Luckily, since the points being connected represent a maze, we can take advantage of a very important fact - they form a square grid, where each point has four "neighbours" that are only one unit away from it. This means that the shortest edge between a point in the tree and a point not in the tree will always have a length of one. In other words, we can throw away the distance calculations that slowed things down so much before. We can use the following steps instead:

1. Choose a random point to start the tree.

2. For a point that is not in the tree, if it is a neighbour of a point that is in the tree, connect them to the point in the tree immediately.

3. Repeat step 2 until all points are connected.

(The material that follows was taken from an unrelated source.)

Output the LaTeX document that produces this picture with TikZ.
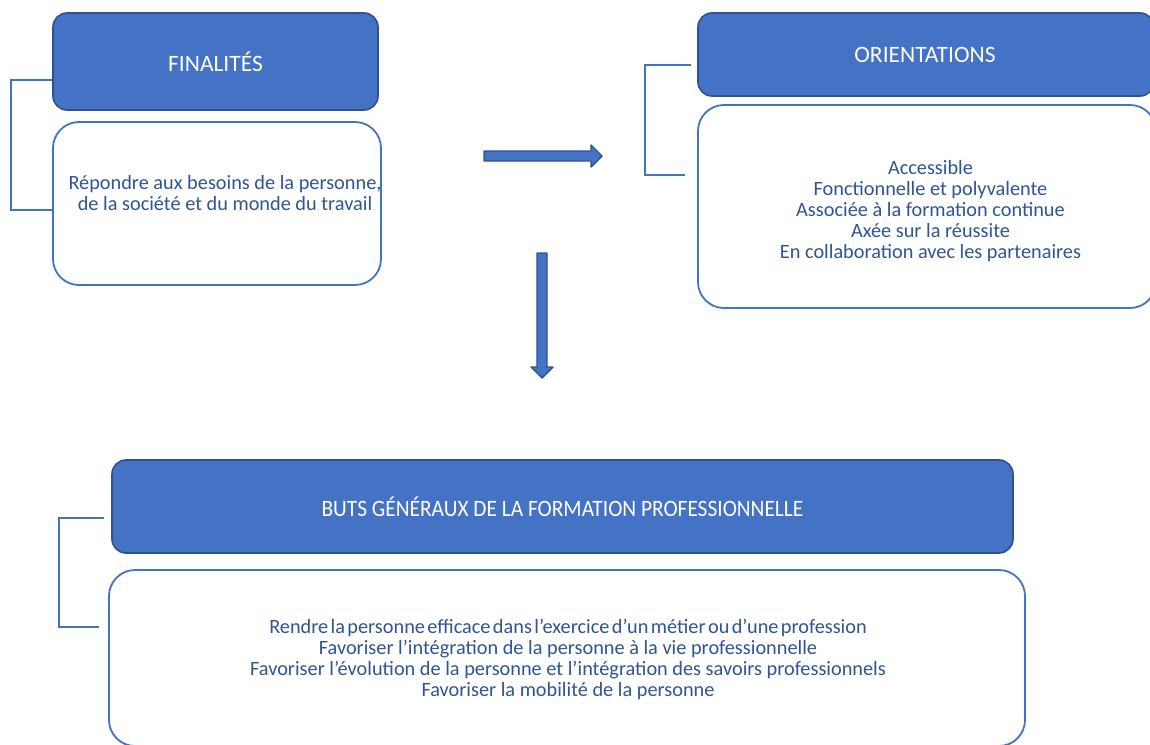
\documentclass[tikz,border=0pt]{standalone}
\usepackage{fontspec}
\usepackage{graphicx}
\setmainfont{Carlito}
\definecolor{accent}{RGB}{68,114,196}
\definecolor{accentdark}{RGB}{47,82,143}
\definecolor{bodytext}{RGB}{47,85,151}
\tikzset{
  headbox/.style={draw=accentdark, fill=accent, line width=1.6pt, rounded corners=14pt,
    inner sep=0pt, text=white, font=\fontsize{23.5}{26}\selectfont, align=center},
  contentbox/.style={draw=accent, fill=white, line width=1.8pt, rounded corners=26pt,
    inner sep=0pt},
  bodylines/.style={inner sep=0pt, text=bodytext, font=\fontsize{20.3}{21}\selectfont, align=center},
  bracket/.style={draw=accent, line width=2pt},
  bigarrow/.style={draw=accentdark, fill=accent, line width=1.4pt, line join=round}
}
\begin{document}
\begin{tikzpicture}[x=1pt, y=-1pt]
\clip (0,0) rectangle (1150,744);
\fill[white] (0,0) rectangle (1150,744);

% --- Finalités ---
\node[headbox, minimum width=325pt, minimum height=97pt] (finH) at (215.5,61.5) {FINALITÉS};
\node[contentbox, minimum width=328pt, minimum height=163pt] (finC) at (217,203.5) {};
\node[bodylines] (finText) at (225,193.5)
  {Répondre aux besoins de la personne,\\ de la société et du monde du travail};
\coordinate (finT) at (finH.west |- 0,80);
\coordinate (finB) at (finC.west |- 0,210);
\draw[bracket] (finT) -- (11,80) -- (11,210) -- (finB);

% --- Orientations ---
\node[headbox, minimum width=456pt, minimum height=83pt] (oriH) at (926,54.5) {\hspace*{-2pt}ORIENTATIONS};
\node[contentbox, minimum width=458pt, minimum height=203pt] (oriC) at (927,206.5) {};
\node[bodylines] (oriText) at (930.5,211.5)
  {Accessible\\ Fonctionnelle et polyvalente\\ Associée à la formation continue\\ Axée sur la réussite\\ En collaboration avec les partenaires};
\coordinate (oriT) at ([xshift=-6pt]oriH.west |- 0,65);
\coordinate (oriB) at ([xshift=-12pt]oriC.west |- 0,175);
\draw[bracket] (oriT) -- (645,65) -- (645,175) -- (oriB);

% --- Buts généraux ---
\node[headbox, minimum width=901pt, minimum height=93pt] (butH) at (562.5,506.5)
  {\scalebox{0.91}[1]{BUTS GÉNÉRAUX DE LA FORMATION PROFESSIONNELLE}};
\node[contentbox, minimum width=916pt, minimum height=176pt] (butC) at (567,658) {};
\node[bodylines] (butText) at (568,659.5)
  {{\spaceskip=2.4pt\relax Rendre la personne efficace dans l’exercice d’un métier ou d’une profession}\\
   Favoriser l’intégration de la personne à la vie professionnelle\\
   Favoriser l’évolution de la personne et l’intégration des savoirs professionnels\\
   Favoriser la mobilité de la personne};
\coordinate (butT) at ([xshift=-7pt]butH.west |- 0,518);
\coordinate (butB) at ([xshift=-9pt]butC.west |- 0,627);
\draw[bracket] (butT) -- (59,518) -- (59,627) -- (butB);

% --- Block arrows ---
\draw[bigarrow] (484,151) -- (591,151) -- (591,145) -- (602,156) -- (591,167)
  -- (591,161) -- (484,161) -- cycle;
\draw[bigarrow] (537,253) -- (547,253) -- (547,367) -- (553,367) -- (542,378)
  -- (531,367) -- (537,367) -- cycle;
\end{tikzpicture}
\end{document}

This method saves us from the huge number of calculations that were originally required to construct the tree. Using this algorithm, a 20x20 maze can be generated in only 0.75 seconds. As well as that, bigger mazes can be generated in a reasonable amount of time. A 50x50 maze takes about 85 seconds to generate with this algorithm. This is not an insignificant amount of time, but it is much less than it would have taken with the old method. This 50x50 maze is shown:

There is one noticeable difference that the algorithm makes to the "look" of the maze. Fork-like structures appear that were not present before. I thought that this may be a result of what happens when a point has two neighbours that are in the tree. Originally, the code was such that a point would connect to a neighbour on its right, over neighbours on any of the other sides. However, the fork structures continued to be present when this choice was randomised. On the other hand, they do not make the maze much easier to solve, and these new mazes still satisfy the conditions that we wanted at the start. The following graph shows a comparison between the running time of the optimised algorithm and the original algorithm: It is clear that there is a big difference in the running time. The optimised algorithm's running time does begin to increase as the mazes get bigger, but it happens much more slowly than for the original algorithm.

After all that, we finally have a way to generate mazes that have exactly one path from the start to the end. The obvious next step is to create an algorithm that can find this path - a maze solving algorithm. There are several well-known algorithms that can be used for this purpose (e.g. Dijkstra's algorithm, A*), but that's a whole other problem!